■ TASK DETAILS ■
Look through the records that follow. Copy every line containing the word "this".

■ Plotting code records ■
## Start
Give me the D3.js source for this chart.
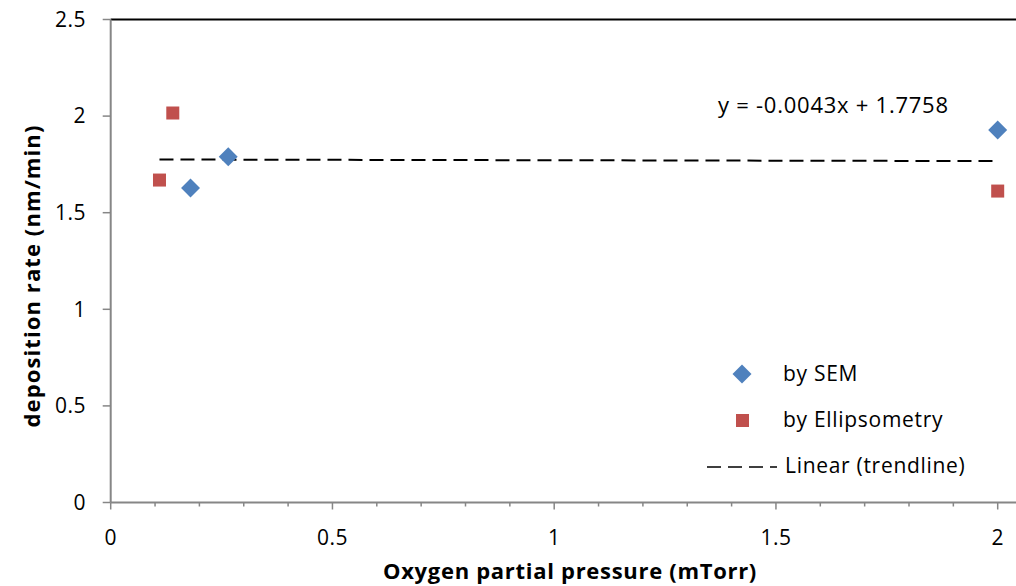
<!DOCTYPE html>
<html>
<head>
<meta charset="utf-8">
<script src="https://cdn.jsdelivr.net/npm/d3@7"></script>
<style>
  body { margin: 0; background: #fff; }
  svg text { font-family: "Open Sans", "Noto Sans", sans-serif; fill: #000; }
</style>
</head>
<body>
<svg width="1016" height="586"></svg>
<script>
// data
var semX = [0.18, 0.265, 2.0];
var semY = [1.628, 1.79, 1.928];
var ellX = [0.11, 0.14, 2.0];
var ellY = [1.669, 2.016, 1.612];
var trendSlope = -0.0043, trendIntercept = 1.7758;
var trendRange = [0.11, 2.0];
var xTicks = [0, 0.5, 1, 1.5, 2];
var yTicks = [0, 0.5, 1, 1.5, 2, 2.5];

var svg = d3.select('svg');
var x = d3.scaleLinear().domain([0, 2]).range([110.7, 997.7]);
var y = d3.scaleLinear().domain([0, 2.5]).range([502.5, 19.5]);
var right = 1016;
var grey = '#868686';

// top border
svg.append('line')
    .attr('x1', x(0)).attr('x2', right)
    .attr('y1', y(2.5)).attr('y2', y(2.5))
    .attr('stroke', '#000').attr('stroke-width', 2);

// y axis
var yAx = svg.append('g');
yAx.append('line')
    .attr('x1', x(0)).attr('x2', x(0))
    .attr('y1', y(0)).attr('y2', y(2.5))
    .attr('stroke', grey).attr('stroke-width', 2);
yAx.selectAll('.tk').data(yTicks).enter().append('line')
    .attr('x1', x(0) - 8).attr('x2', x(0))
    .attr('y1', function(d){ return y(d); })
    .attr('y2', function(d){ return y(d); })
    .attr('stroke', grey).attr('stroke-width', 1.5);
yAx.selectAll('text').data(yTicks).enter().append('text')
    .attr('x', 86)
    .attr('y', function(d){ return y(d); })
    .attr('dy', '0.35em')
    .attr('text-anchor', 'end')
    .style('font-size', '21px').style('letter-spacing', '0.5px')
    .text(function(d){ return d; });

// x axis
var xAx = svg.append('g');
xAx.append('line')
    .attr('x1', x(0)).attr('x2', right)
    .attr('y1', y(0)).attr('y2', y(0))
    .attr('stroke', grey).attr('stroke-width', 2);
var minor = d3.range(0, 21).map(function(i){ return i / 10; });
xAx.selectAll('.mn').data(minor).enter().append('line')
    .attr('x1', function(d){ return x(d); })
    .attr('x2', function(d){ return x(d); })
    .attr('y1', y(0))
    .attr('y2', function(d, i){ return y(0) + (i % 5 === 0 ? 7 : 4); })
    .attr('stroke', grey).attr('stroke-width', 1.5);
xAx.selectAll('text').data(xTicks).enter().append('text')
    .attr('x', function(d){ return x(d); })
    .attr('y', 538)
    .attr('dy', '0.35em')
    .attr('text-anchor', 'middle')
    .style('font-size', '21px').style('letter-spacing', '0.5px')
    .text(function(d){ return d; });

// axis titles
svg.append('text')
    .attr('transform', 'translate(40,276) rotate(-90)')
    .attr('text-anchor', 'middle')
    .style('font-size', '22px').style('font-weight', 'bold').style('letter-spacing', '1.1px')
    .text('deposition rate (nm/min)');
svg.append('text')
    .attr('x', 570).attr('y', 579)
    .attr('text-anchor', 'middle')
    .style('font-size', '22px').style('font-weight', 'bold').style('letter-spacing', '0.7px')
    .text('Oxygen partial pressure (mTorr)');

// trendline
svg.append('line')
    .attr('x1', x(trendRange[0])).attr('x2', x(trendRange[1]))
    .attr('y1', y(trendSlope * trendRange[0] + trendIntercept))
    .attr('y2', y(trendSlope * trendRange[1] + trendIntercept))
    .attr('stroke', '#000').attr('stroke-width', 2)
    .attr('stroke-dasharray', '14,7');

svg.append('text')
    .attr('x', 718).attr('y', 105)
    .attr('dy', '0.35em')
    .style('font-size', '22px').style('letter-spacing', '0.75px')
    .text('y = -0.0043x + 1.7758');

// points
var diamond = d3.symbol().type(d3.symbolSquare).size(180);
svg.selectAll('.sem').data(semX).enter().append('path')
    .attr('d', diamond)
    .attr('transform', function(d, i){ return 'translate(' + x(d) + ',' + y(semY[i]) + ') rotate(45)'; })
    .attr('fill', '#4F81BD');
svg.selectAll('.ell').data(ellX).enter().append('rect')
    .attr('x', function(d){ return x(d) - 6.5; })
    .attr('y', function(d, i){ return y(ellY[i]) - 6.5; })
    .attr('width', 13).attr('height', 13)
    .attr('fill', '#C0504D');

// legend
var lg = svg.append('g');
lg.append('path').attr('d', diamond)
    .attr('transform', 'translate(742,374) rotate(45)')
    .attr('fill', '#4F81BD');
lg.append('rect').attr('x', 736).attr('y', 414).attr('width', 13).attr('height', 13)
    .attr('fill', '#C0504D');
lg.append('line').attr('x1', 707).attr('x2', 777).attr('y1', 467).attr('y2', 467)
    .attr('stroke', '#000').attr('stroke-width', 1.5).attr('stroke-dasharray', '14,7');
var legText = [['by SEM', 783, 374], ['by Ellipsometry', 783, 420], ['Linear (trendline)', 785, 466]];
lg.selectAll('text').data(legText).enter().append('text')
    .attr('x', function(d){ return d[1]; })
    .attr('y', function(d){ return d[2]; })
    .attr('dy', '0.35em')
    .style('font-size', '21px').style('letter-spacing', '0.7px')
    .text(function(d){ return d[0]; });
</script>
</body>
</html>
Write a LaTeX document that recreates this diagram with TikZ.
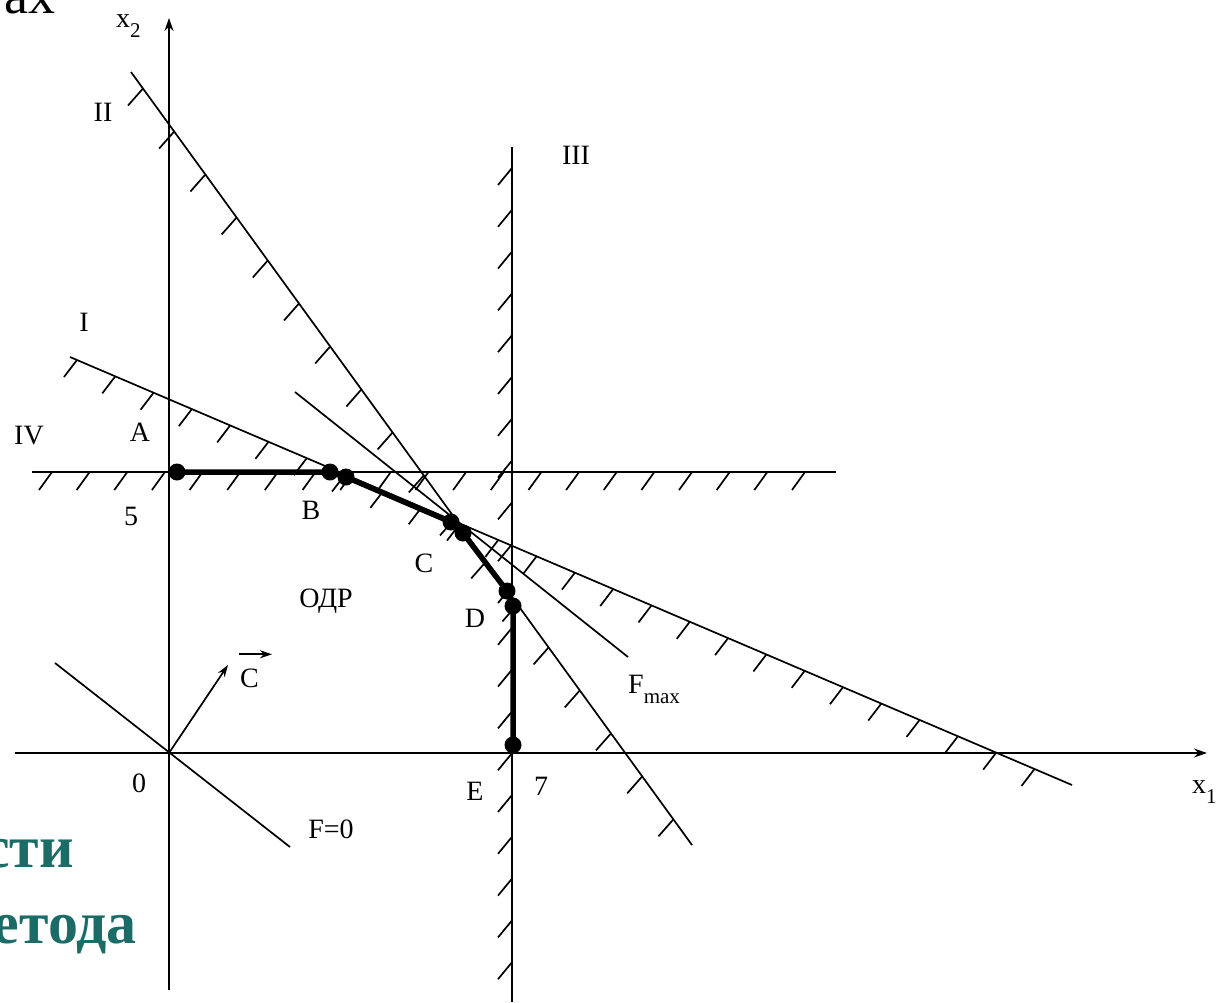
## End
■ ANSWER TO THE PROBLEM ■
Give me the D3.js source for this chart.
Write a LaTeX document that recreates this diagram with TikZ.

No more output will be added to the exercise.